DIRECTIVE: Once the pictures are set aside, transcribe the remaining data exactly.

START PROVIDED DATA

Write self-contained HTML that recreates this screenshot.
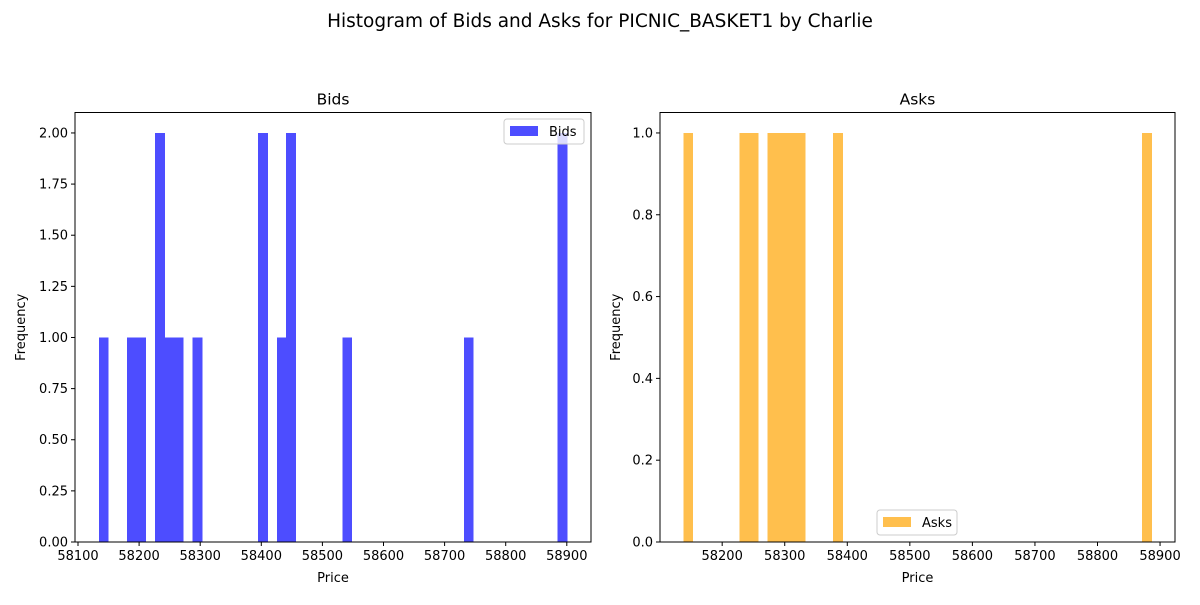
<!DOCTYPE html>
<html><head><meta charset="utf-8"><style>
body{margin:0;background:#fff;font-family:"Liberation Sans","DejaVu Sans",sans-serif;}
svg text{font-family:"DejaVu Sans","Liberation Sans",sans-serif;}
</style></head><body>
<svg id="fig" width="1200" height="600" xmlns="http://www.w3.org/2000/svg">
<rect width="1200" height="600" fill="#fff"/>
<text x="600" y="27" font-size="18.5" text-anchor="middle">Histogram of Bids and Asks for PICNIC_BASKET1 by Charlie</text>
<g id="left"></g>
<g id="right"></g>
</svg>
<script>
// Bids histogram: 50 bins
const bidsBinStart = 58134.4;
const bidsBinWidth = 15.32;
const bidsCounts = [1,0,0,1,1,0,2,1,1,0,1,0,0,0,0,0,0,2,0,1,2,0,0,0,0,0,1,0,0,0,0,0,0,0,0,0,0,0,0,1,0,0,0,0,0,0,0,0,0,2];
const bidsYTicks = [0,0.25,0.5,0.75,1.0,1.25,1.5,1.75,2.0];
const bidsXTicks = [58100,58200,58300,58400,58500,58600,58700,58800,58900];
// Asks histogram: 50 bins
const asksBinStart = 58138;
const asksBinWidth = 14.97;
const asksCounts = [1,0,0,0,0,0,1,1,0,1,1,1,1,0,0,0,1,0,0,0,0,0,0,0,0,0,0,0,0,0,0,0,0,0,0,0,0,0,0,0,0,0,0,0,0,0,0,0,0,1];
const asksYTicks = [0,0.2,0.4,0.6,0.8,1.0];
const asksXTicks = [58200,58300,58400,58500,58600,58700,58800,58900];

const NS="http://www.w3.org/2000/svg";
function mk(parent,tag,attrs,txt){const e=document.createElementNS(NS,tag);for(const k in attrs)e.setAttribute(k,attrs[k]);if(txt!==undefined)e.textContent=txt;parent.appendChild(e);return e;}

function panel(g,cfg){
  const {L,R,T,B,xmin,xmax,ymax,binStart,binWidth,counts,xticks,yticks,ydec,color,title,legend,lx,ly}=cfg;
  const sx=v=>L+(v-xmin)/(xmax-xmin)*(R-L);
  const sy=v=>B-v/ymax*(B-T);
  counts.forEach((c,i)=>{
    if(c<=0)return;
    const x0=sx(binStart+i*binWidth),x1=sx(binStart+(i+1)*binWidth);
    const r=mk(g,'rect',{x:x0,y:sy(c),width:x1-x0+0.3,height:B-sy(c),fill:color,'shape-rendering':'crispEdges'});
    
    
  });
  const fr=mk(g,'rect',{x:L,y:T,width:R-L,height:B-T,fill:'none',stroke:'#000','stroke-width':1});
  
  
  xticks.forEach(v=>{
    const x=sx(v);
    mk(g,'line',{x1:x,x2:x,y1:B,y2:B+4,stroke:'#000'});
    const t=mk(g,'text',{x:x,y:B+18,'font-size':13,'text-anchor':'middle'},String(v));
    
    
  });
  yticks.forEach(v=>{
    const y=sy(v);
    mk(g,'line',{x1:L-4,x2:L,y1:y,y2:y,stroke:'#000'});
    const t=mk(g,'text',{x:L-7,y:y+4.5,'font-size':13,'text-anchor':'end'},v.toFixed(ydec));
    
    
  });
  const tt=mk(g,'text',{x:(L+R)/2,y:T-8,'font-size':15.5,'text-anchor':'middle'},title);
  
  
  const xl=mk(g,'text',{x:(L+R)/2,y:582,'font-size':13,'text-anchor':'middle'},'Price');
  
  
  const yx=cfg.ylabX, yy=(T+B)/2;
  const yl=mk(g,'text',{x:yx,y:yy,'font-size':13,'text-anchor':'middle',transform:`rotate(-90 ${yx} ${yy})`},'Frequency');
  
  
  const lg=mk(g,'g',{});
  
  
  mk(lg,'rect',{x:lx,y:ly,width:80,height:25,rx:3,fill:'#fff',stroke:'#ccc','fill-opacity':0.8});
  mk(lg,'rect',{x:lx+6,y:ly+7,width:28,height:10,fill:color});
  mk(lg,'text',{x:lx+45,y:ly+17,'font-size':13},legend);
}
panel(document.getElementById('left'),{L:75,R:591,T:112.5,B:542,xmin:58100-3/0.611,xmax:58100+(591-78)/0.611,ymax:2.1,
  binStart:bidsBinStart,binWidth:bidsBinWidth,counts:bidsCounts,xticks:bidsXTicks,yticks:bidsYTicks,ydec:2,color:'#4d4dff',title:'Bids',legend:'Bids',lx:504,ly:119,ylabX:25});
panel(document.getElementById('right'),{L:660,R:1175,T:112.5,B:542,xmin:58100.6,xmax:58923.9,ymax:1.05,
  binStart:asksBinStart,binWidth:asksBinWidth,counts:asksCounts,xticks:asksXTicks,yticks:asksYTicks,ydec:1,color:'#ffbf4d',title:'Asks',legend:'Asks',lx:877,ly:510,ylabX:620});
</script>
</body></html>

END PROVIDED DATA

OUTPUT OF THE EXERCISE:
Write self-contained HTML that recreates this screenshot.
<!DOCTYPE html>
<html><head><meta charset="utf-8"><style>
body{margin:0;background:#fff;font-family:"Liberation Sans","DejaVu Sans",sans-serif;}
svg text{font-family:"DejaVu Sans","Liberation Sans",sans-serif;}
</style></head><body>
<svg id="fig" width="1200" height="600" xmlns="http://www.w3.org/2000/svg">
<rect width="1200" height="600" fill="#fff"/>
<text x="600" y="27" font-size="18.5" text-anchor="middle">Histogram of Bids and Asks for PICNIC_BASKET1 by Charlie</text>
<g id="left"></g>
<g id="right"></g>
</svg>
<script>
// Bids histogram: 50 bins
const bidsBinStart = 58134.4;
const bidsBinWidth = 15.32;
const bidsCounts = [1,0,0,1,1,0,2,1,1,0,1,0,0,0,0,0,0,2,0,1,2,0,0,0,0,0,1,0,0,0,0,0,0,0,0,0,0,0,0,1,0,0,0,0,0,0,0,0,0,2];
const bidsYTicks = [0,0.25,0.5,0.75,1.0,1.25,1.5,1.75,2.0];
const bidsXTicks = [58100,58200,58300,58400,58500,58600,58700,58800,58900];
// Asks histogram: 50 bins
const asksBinStart = 58138;
const asksBinWidth = 14.97;
const asksCounts = [1,0,0,0,0,0,1,1,0,1,1,1,1,0,0,0,1,0,0,0,0,0,0,0,0,0,0,0,0,0,0,0,0,0,0,0,0,0,0,0,0,0,0,0,0,0,0,0,0,1];
const asksYTicks = [0,0.2,0.4,0.6,0.8,1.0];
const asksXTicks = [58200,58300,58400,58500,58600,58700,58800,58900];

const NS="http://www.w3.org/2000/svg";
function mk(parent,tag,attrs,txt){const e=document.createElementNS(NS,tag);for(const k in attrs)e.setAttribute(k,attrs[k]);if(txt!==undefined)e.textContent=txt;parent.appendChild(e);return e;}

function panel(g,cfg){
  const {L,R,T,B,xmin,xmax,ymax,binStart,binWidth,counts,xticks,yticks,ydec,color,title,legend,lx,ly}=cfg;
  const sx=v=>L+(v-xmin)/(xmax-xmin)*(R-L);
  const sy=v=>B-v/ymax*(B-T);
  counts.forEach((c,i)=>{
    if(c<=0)return;
    const x0=sx(binStart+i*binWidth),x1=sx(binStart+(i+1)*binWidth);
    const r=mk(g,'rect',{x:x0,y:sy(c),width:x1-x0+0.3,height:B-sy(c),fill:color,'shape-rendering':'crispEdges'});
    
    
  });
  const fr=mk(g,'rect',{x:L,y:T,width:R-L,height:B-T,fill:'none',stroke:'#000','stroke-width':1});
  
  
  xticks.forEach(v=>{
    const x=sx(v);
    mk(g,'line',{x1:x,x2:x,y1:B,y2:B+4,stroke:'#000'});
    const t=mk(g,'text',{x:x,y:B+18,'font-size':13,'text-anchor':'middle'},String(v));
    
    
  });
  yticks.forEach(v=>{
    const y=sy(v);
    mk(g,'line',{x1:L-4,x2:L,y1:y,y2:y,stroke:'#000'});
    const t=mk(g,'text',{x:L-7,y:y+4.5,'font-size':13,'text-anchor':'end'},v.toFixed(ydec));
    
    
  });
  const tt=mk(g,'text',{x:(L+R)/2,y:T-8,'font-size':15.5,'text-anchor':'middle'},title);
  
  
  const xl=mk(g,'text',{x:(L+R)/2,y:582,'font-size':13,'text-anchor':'middle'},'Price');
  
  
  const yx=cfg.ylabX, yy=(T+B)/2;
  const yl=mk(g,'text',{x:yx,y:yy,'font-size':13,'text-anchor':'middle',transform:`rotate(-90 ${yx} ${yy})`},'Frequency');
  
  
  const lg=mk(g,'g',{});
  
  
  mk(lg,'rect',{x:lx,y:ly,width:80,height:25,rx:3,fill:'#fff',stroke:'#ccc','fill-opacity':0.8});
  mk(lg,'rect',{x:lx+6,y:ly+7,width:28,height:10,fill:color});
  mk(lg,'text',{x:lx+45,y:ly+17,'font-size':13},legend);
}
panel(document.getElementById('left'),{L:75,R:591,T:112.5,B:542,xmin:58100-3/0.611,xmax:58100+(591-78)/0.611,ymax:2.1,
  binStart:bidsBinStart,binWidth:bidsBinWidth,counts:bidsCounts,xticks:bidsXTicks,yticks:bidsYTicks,ydec:2,color:'#4d4dff',title:'Bids',legend:'Bids',lx:504,ly:119,ylabX:25});
panel(document.getElementById('right'),{L:660,R:1175,T:112.5,B:542,xmin:58100.6,xmax:58923.9,ymax:1.05,
  binStart:asksBinStart,binWidth:asksBinWidth,counts:asksCounts,xticks:asksXTicks,yticks:asksYTicks,ydec:1,color:'#ffbf4d',title:'Asks',legend:'Asks',lx:877,ly:510,ylabX:620});
</script>
</body></html>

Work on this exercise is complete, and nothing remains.